• [Information shown]
########################################
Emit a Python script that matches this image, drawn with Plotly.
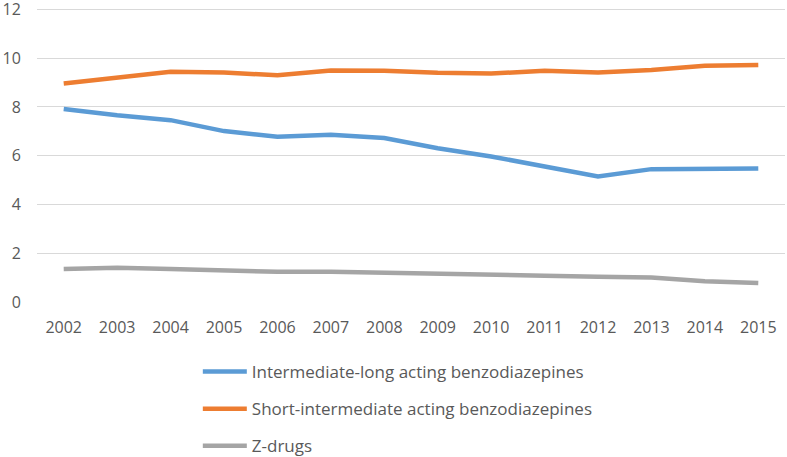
import plotly.graph_objects as go

years = ["2002", "2003", "2004", "2005", "2006", "2007", "2008", "2009", "2010", "2011", "2012", "2013", "2014", "2015"]
intermediate_long = [7.92, 7.66, 7.46, 7.01, 6.78, 6.86, 6.73, 6.31, 5.97, 5.55, 5.15, 5.45, 5.48, 5.48]
short_intermediate = [8.96, 9.19, 9.44, 9.41, 9.30, 9.50, 9.49, 9.40, 9.37, 9.49, 9.41, 9.52, 9.69, 9.72]
z_drugs = [1.35, 1.41, 1.35, 1.29, 1.24, 1.24, 1.19, 1.16, 1.12, 1.08, 1.04, 1.00, 0.85, 0.78]
y_ticks = [0, 2, 4, 6, 8, 10, 12]

series = [
    ("Intermediate-long acting benzodiazepines", intermediate_long, "#5B9BD5"),
    ("Short-intermediate acting benzodiazepines", short_intermediate, "#ED7D31"),
    ("Z-drugs", z_drugs, "#A5A5A5"),
]

fig = go.Figure()
for i, (name, vals, color) in enumerate(series):
    fig.add_trace(go.Scatter(
        x=years, y=vals, name=name, mode="lines",
        line=dict(color=color, width=4.5),
        legendgroup=f"g{i}",
    ))

fam = "Open Sans, Noto Sans, sans-serif"

fig.update_layout(
    width=787, height=457,
    margin=dict(l=37, r=2, t=8, b=155, autoexpand=False),
    paper_bgcolor="white", plot_bgcolor="white",
    font=dict(family=fam, size=16, color="#595959"),
    showlegend=True,
    legend=dict(
        orientation="v", x=0.215, xanchor="left",
        yref="container", y=1 - 354 / 457, yanchor="top",
        font=dict(family=fam, size=17, color="#595959"),
        tracegroupgap=12, itemwidth=44,
        bgcolor="rgba(0,0,0,0)",
    ),
    xaxis=dict(
        type="category", range=[-0.5, 13.5], showgrid=False, zeroline=False,
        showline=False, ticks="outside", ticklen=11, tickcolor="rgba(0,0,0,0)",
        tickfont=dict(family=fam, size=16, color="#595959"),
        ticklabeloverflow="allow",
    ),
    yaxis=dict(
        range=[0, 12.06], tickvals=y_ticks, showgrid=True, gridcolor="#D9D9D9", gridwidth=1,
        zeroline=False, showline=False, ticks="outside", ticklen=12, tickcolor="rgba(0,0,0,0)",
        tickfont=dict(family=fam, size=16, color="#595959"),
        ticklabeloverflow="allow",
    ),
)

fig.write_html(
    "out.html",
    config={"displayModeBar": False},
    post_script="document.body.style.margin='0';document.body.style.padding='0';",
)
########################################
• [Problem statement] Write out every line above exactly as it is, leaving out the pictures.

• [Full response]
Emit a Python script that matches this image, drawn with Plotly.
import plotly.graph_objects as go

years = ["2002", "2003", "2004", "2005", "2006", "2007", "2008", "2009", "2010", "2011", "2012", "2013", "2014", "2015"]
intermediate_long = [7.92, 7.66, 7.46, 7.01, 6.78, 6.86, 6.73, 6.31, 5.97, 5.55, 5.15, 5.45, 5.48, 5.48]
short_intermediate = [8.96, 9.19, 9.44, 9.41, 9.30, 9.50, 9.49, 9.40, 9.37, 9.49, 9.41, 9.52, 9.69, 9.72]
z_drugs = [1.35, 1.41, 1.35, 1.29, 1.24, 1.24, 1.19, 1.16, 1.12, 1.08, 1.04, 1.00, 0.85, 0.78]
y_ticks = [0, 2, 4, 6, 8, 10, 12]

series = [
    ("Intermediate-long acting benzodiazepines", intermediate_long, "#5B9BD5"),
    ("Short-intermediate acting benzodiazepines", short_intermediate, "#ED7D31"),
    ("Z-drugs", z_drugs, "#A5A5A5"),
]

fig = go.Figure()
for i, (name, vals, color) in enumerate(series):
    fig.add_trace(go.Scatter(
        x=years, y=vals, name=name, mode="lines",
        line=dict(color=color, width=4.5),
        legendgroup=f"g{i}",
    ))

fam = "Open Sans, Noto Sans, sans-serif"

fig.update_layout(
    width=787, height=457,
    margin=dict(l=37, r=2, t=8, b=155, autoexpand=False),
    paper_bgcolor="white", plot_bgcolor="white",
    font=dict(family=fam, size=16, color="#595959"),
    showlegend=True,
    legend=dict(
        orientation="v", x=0.215, xanchor="left",
        yref="container", y=1 - 354 / 457, yanchor="top",
        font=dict(family=fam, size=17, color="#595959"),
        tracegroupgap=12, itemwidth=44,
        bgcolor="rgba(0,0,0,0)",
    ),
    xaxis=dict(
        type="category", range=[-0.5, 13.5], showgrid=False, zeroline=False,
        showline=False, ticks="outside", ticklen=11, tickcolor="rgba(0,0,0,0)",
        tickfont=dict(family=fam, size=16, color="#595959"),
        ticklabeloverflow="allow",
    ),
    yaxis=dict(
        range=[0, 12.06], tickvals=y_ticks, showgrid=True, gridcolor="#D9D9D9", gridwidth=1,
        zeroline=False, showline=False, ticks="outside", ticklen=12, tickcolor="rgba(0,0,0,0)",
        tickfont=dict(family=fam, size=16, color="#595959"),
        ticklabeloverflow="allow",
    ),
)

fig.write_html(
    "out.html",
    config={"displayModeBar": False},
    post_script="document.body.style.margin='0';document.body.style.padding='0';",
)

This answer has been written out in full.